Members of the H3Africa Consortium who were part of the project comprise people from 24 institutions across Africa, including the Sydney Brenner Institute for Molecular Bioscience (SBIMB) in the Faculty of Health Sciences at Wits University.
The SBIMB’s Dr Ananyo Choudhury, Dr Dhriti Sengupta, Professor Scott Hazelhurst and Mr Shaun Aron led analyses and writing the paper, while Professor Michèle Ramsay, director of the SBIMB, participated in developing the study design and was a principal investigator who contributed samples towards this large-scale sequencing effort.
The study found a vast amount of genomic diversity among these genomes, with each ethno-linguistic group having thousands of unique genetic variants.
For instance, it revealed that “not only populations from the same geographic region but even those from the same country showed a great deal of variation among themselves”. This is a reflection of a deep history and rich genomic diversity across Africa, the study showed.
Said Choudhury, first author of the study and a senior scientist at the SBIMB: “We used a wide variety of computational techniques to gain insights into population history, environmental adaptation, and susceptibility to diseases from these genomes.”
“Inclusion of novel African genomes in our study strongly supported Zambia as an intermediate site in the Bantu-migration route to the South and East of the continent,” said Shaun Aron, lead analyst on the population genetics component of the study and a lecturer in the SBIMB.
Evidence supporting movement from East Africa to central Nigeria between 1500 and 2000 years ago was revealed through the identification of a substantial amount of East African ancestry, particularly Nilo-Saharan from Chad, in a central Nigerian ethno-linguistic group, the Berom. “This highlights the complex historical movement of people on the continent and diversity of even proximally close African groups,” said Aron.
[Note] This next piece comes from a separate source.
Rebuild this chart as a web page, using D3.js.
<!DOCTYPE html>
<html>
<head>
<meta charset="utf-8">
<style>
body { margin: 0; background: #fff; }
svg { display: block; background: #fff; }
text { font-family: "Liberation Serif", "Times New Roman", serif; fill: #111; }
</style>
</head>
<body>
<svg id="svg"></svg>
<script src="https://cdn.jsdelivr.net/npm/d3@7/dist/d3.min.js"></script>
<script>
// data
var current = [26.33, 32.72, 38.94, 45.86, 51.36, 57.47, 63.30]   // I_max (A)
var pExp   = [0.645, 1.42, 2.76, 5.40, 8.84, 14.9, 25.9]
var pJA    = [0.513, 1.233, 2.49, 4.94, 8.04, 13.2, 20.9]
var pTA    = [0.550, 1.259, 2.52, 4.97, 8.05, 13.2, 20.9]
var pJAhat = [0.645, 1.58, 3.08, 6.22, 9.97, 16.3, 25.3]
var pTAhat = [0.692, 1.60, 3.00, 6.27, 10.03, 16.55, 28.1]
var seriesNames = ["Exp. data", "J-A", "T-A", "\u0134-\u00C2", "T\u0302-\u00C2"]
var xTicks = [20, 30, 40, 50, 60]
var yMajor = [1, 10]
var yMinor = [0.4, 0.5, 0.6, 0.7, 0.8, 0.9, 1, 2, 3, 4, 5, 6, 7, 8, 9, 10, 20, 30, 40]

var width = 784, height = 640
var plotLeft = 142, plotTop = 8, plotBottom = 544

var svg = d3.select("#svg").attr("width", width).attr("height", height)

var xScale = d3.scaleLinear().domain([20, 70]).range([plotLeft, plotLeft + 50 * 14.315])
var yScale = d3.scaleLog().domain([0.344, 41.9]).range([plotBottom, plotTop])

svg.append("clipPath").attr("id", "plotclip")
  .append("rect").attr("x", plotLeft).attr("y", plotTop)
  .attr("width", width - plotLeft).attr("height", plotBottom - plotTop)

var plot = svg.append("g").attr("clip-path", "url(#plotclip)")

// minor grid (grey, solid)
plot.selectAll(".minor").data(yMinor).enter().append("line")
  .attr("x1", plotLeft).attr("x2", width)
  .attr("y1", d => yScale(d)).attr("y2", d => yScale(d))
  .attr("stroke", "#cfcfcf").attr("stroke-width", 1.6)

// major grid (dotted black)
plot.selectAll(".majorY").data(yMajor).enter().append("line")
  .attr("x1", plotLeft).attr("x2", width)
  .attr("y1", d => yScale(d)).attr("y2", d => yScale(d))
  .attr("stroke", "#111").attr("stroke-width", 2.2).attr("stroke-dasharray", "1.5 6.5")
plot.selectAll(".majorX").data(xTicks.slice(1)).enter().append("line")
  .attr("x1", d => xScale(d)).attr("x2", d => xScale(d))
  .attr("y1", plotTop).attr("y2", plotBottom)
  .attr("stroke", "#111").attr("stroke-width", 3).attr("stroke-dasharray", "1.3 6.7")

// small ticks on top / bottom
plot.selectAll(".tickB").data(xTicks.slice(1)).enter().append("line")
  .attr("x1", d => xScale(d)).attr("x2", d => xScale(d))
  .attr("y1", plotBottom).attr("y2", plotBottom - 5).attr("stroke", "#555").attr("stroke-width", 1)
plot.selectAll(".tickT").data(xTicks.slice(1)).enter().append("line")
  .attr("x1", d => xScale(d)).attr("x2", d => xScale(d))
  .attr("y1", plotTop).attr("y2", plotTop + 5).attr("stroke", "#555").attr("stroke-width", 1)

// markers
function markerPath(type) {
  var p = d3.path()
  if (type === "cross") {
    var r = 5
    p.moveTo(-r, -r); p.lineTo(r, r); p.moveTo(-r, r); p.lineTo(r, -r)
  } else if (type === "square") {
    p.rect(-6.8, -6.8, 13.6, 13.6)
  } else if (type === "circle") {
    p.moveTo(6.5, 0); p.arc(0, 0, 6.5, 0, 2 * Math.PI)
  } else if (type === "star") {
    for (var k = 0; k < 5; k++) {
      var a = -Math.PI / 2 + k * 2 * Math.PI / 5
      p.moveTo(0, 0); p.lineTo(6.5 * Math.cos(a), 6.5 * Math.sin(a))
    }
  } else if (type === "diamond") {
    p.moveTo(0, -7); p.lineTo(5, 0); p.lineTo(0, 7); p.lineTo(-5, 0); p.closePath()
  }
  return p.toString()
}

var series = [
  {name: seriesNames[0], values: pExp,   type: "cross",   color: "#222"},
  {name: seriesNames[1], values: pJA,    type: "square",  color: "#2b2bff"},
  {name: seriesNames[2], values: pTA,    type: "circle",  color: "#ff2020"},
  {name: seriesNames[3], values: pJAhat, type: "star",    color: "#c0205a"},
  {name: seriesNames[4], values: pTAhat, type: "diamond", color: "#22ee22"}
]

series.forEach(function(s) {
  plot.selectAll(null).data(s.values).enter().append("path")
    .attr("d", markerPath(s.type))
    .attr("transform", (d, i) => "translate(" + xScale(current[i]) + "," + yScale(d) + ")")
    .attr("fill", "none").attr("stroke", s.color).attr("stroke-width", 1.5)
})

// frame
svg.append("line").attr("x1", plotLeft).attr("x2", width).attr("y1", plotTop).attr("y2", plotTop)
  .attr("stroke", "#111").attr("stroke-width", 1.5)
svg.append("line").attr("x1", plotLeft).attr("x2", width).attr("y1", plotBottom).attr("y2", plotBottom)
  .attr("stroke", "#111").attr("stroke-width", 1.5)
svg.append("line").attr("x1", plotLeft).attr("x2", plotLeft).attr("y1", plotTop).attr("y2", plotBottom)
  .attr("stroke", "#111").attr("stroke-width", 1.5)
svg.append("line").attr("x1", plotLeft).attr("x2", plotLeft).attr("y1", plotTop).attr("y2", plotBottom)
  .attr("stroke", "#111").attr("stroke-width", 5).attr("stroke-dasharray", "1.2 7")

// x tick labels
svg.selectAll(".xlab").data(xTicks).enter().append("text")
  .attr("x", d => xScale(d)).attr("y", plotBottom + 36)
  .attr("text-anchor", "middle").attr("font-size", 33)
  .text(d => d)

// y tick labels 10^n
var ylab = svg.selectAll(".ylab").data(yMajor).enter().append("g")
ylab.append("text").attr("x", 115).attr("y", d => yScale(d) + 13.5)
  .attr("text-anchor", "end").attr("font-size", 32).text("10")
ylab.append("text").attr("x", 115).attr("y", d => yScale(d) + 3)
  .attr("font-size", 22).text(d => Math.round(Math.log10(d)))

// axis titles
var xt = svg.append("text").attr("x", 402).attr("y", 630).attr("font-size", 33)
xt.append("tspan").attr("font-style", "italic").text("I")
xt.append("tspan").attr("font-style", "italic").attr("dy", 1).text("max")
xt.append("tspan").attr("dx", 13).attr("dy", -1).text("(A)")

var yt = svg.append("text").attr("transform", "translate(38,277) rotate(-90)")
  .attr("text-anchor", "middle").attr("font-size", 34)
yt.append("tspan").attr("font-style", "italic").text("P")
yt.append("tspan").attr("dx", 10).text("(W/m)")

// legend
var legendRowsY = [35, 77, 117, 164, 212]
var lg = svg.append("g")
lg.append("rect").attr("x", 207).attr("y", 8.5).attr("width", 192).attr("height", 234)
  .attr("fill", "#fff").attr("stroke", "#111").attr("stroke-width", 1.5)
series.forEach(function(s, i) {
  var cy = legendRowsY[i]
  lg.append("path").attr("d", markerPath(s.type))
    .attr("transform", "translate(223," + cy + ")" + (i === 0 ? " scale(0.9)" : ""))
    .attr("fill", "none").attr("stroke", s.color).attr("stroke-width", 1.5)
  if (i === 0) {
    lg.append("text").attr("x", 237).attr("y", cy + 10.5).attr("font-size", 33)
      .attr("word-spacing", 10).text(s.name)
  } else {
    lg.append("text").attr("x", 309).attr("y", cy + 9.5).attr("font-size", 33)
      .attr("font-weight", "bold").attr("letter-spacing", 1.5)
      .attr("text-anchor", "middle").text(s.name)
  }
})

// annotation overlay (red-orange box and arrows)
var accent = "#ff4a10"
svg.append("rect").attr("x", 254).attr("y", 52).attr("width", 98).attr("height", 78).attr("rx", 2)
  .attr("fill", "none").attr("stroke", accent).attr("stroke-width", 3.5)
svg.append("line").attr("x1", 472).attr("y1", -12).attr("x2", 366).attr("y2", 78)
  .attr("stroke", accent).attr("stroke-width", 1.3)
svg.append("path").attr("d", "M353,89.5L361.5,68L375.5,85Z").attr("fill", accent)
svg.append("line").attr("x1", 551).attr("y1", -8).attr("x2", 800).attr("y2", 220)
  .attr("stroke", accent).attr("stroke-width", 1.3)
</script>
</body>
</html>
The researchers found more than 100 areas of the genome that had probably been under natural selection; a sizable proportion of which were associated with immunity related genes.
“While genes involved in resistance to insect-transmitted diseases like malaria and sleeping sickness have long been known to be positively selected, our study shows that other viral infections could have also helped to shape genomic differences between people and groups by altering the frequency of genes that affect individuals’ disease susceptibility,” said Dr Dhriti Sengupta of the SBIMB and one of the lead analysts.
Lombard said: “The findings have broad relevance, from population genetics research into human history and migration, to clinical research into the impact of specific variants on health outcomes.” The next important steps include further assessment of the initial findings and leveraging the data to represent more African populations.
It is hoped this work will lead to wider recognition of the extent of un-catalogued genomic variation across the African continent and the need for continued inclusion of the many diverse populations in Africa in genomics research.
Researchers hail the study as a “major milestone in advancing African genomics research capacity”. They said that African data will no longer be analysed elsewhere, which has been an established trend over the years – as this study was conducted predominantly by local African researchers using local computational facilities.
This represents a major development as it highlights the importance of computing infrastructure and storage capacity for large data projects at Wits and in South Africa.
According to Professor Scott Hazelhurst, director of Wits Bioinformatics, who established and also manages the computing cluster at Wits, said such an infrastructure is vital in supporting genomics research and growing African datasets. “Initiatives such as the H3Africa Consortium have laid the foundation to foster and encourage collaborative research in Africa, which has made studies like these possible,” he said.